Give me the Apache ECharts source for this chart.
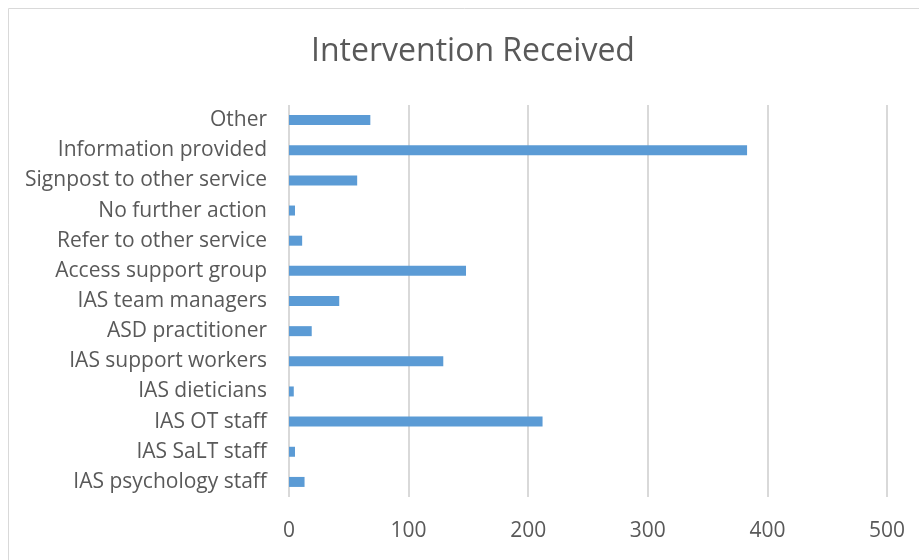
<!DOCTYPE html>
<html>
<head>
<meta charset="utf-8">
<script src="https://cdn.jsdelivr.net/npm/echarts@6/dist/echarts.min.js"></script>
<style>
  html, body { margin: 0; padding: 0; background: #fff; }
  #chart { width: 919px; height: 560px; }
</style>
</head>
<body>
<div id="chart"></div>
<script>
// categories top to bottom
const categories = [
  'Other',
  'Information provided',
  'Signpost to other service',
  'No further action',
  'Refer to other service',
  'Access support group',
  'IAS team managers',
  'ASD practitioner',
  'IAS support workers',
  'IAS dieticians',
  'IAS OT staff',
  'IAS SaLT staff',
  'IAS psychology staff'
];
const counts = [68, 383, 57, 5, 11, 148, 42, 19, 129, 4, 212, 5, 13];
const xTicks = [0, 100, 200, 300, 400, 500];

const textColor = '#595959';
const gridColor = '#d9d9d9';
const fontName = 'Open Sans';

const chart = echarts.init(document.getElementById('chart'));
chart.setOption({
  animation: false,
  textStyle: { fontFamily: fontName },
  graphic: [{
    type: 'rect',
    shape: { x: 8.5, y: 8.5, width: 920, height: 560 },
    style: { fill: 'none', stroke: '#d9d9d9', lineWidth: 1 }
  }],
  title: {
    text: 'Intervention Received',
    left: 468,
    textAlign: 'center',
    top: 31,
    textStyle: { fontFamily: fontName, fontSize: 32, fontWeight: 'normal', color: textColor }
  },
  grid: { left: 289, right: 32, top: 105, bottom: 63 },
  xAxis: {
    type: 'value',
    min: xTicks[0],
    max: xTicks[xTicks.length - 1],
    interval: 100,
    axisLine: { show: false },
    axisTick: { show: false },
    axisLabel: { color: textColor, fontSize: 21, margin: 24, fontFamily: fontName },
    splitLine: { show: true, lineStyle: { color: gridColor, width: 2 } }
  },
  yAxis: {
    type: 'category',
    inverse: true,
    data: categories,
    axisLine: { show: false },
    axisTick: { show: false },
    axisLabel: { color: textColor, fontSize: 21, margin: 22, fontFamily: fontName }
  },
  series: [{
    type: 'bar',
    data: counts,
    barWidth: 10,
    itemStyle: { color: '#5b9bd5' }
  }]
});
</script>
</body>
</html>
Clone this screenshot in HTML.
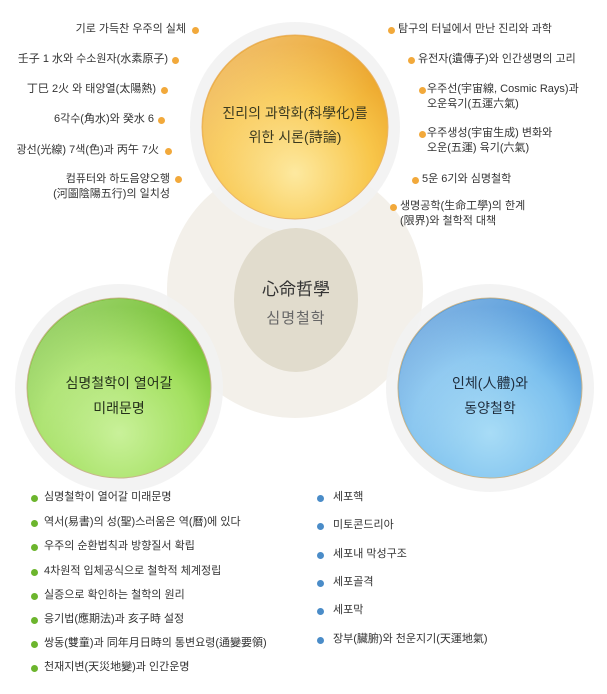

________

__WHAT THIS TASK INVOLVES__
Without the pictures, restate each entry exactly.

__FINAL RESULT__
Give me the Apache ECharts source for this chart.
<!DOCTYPE html>
<html>
<head>
<meta charset="utf-8">
<script src="https://cdn.jsdelivr.net/npm/echarts@6/dist/echarts.min.js"></script>
<style>
  html, body { margin: 0; padding: 0; background: #fff; }
  #chart { width: 919px; height: 560px; }
</style>
</head>
<body>
<div id="chart"></div>
<script>
// categories top to bottom
const categories = [
  'Other',
  'Information provided',
  'Signpost to other service',
  'No further action',
  'Refer to other service',
  'Access support group',
  'IAS team managers',
  'ASD practitioner',
  'IAS support workers',
  'IAS dieticians',
  'IAS OT staff',
  'IAS SaLT staff',
  'IAS psychology staff'
];
const counts = [68, 383, 57, 5, 11, 148, 42, 19, 129, 4, 212, 5, 13];
const xTicks = [0, 100, 200, 300, 400, 500];

const textColor = '#595959';
const gridColor = '#d9d9d9';
const fontName = 'Open Sans';

const chart = echarts.init(document.getElementById('chart'));
chart.setOption({
  animation: false,
  textStyle: { fontFamily: fontName },
  graphic: [{
    type: 'rect',
    shape: { x: 8.5, y: 8.5, width: 920, height: 560 },
    style: { fill: 'none', stroke: '#d9d9d9', lineWidth: 1 }
  }],
  title: {
    text: 'Intervention Received',
    left: 468,
    textAlign: 'center',
    top: 31,
    textStyle: { fontFamily: fontName, fontSize: 32, fontWeight: 'normal', color: textColor }
  },
  grid: { left: 289, right: 32, top: 105, bottom: 63 },
  xAxis: {
    type: 'value',
    min: xTicks[0],
    max: xTicks[xTicks.length - 1],
    interval: 100,
    axisLine: { show: false },
    axisTick: { show: false },
    axisLabel: { color: textColor, fontSize: 21, margin: 24, fontFamily: fontName },
    splitLine: { show: true, lineStyle: { color: gridColor, width: 2 } }
  },
  yAxis: {
    type: 'category',
    inverse: true,
    data: categories,
    axisLine: { show: false },
    axisTick: { show: false },
    axisLabel: { color: textColor, fontSize: 21, margin: 22, fontFamily: fontName }
  },
  series: [{
    type: 'bar',
    data: counts,
    barWidth: 10,
    itemStyle: { color: '#5b9bd5' }
  }]
});
</script>
</body>
</html>
Clone this screenshot in HTML.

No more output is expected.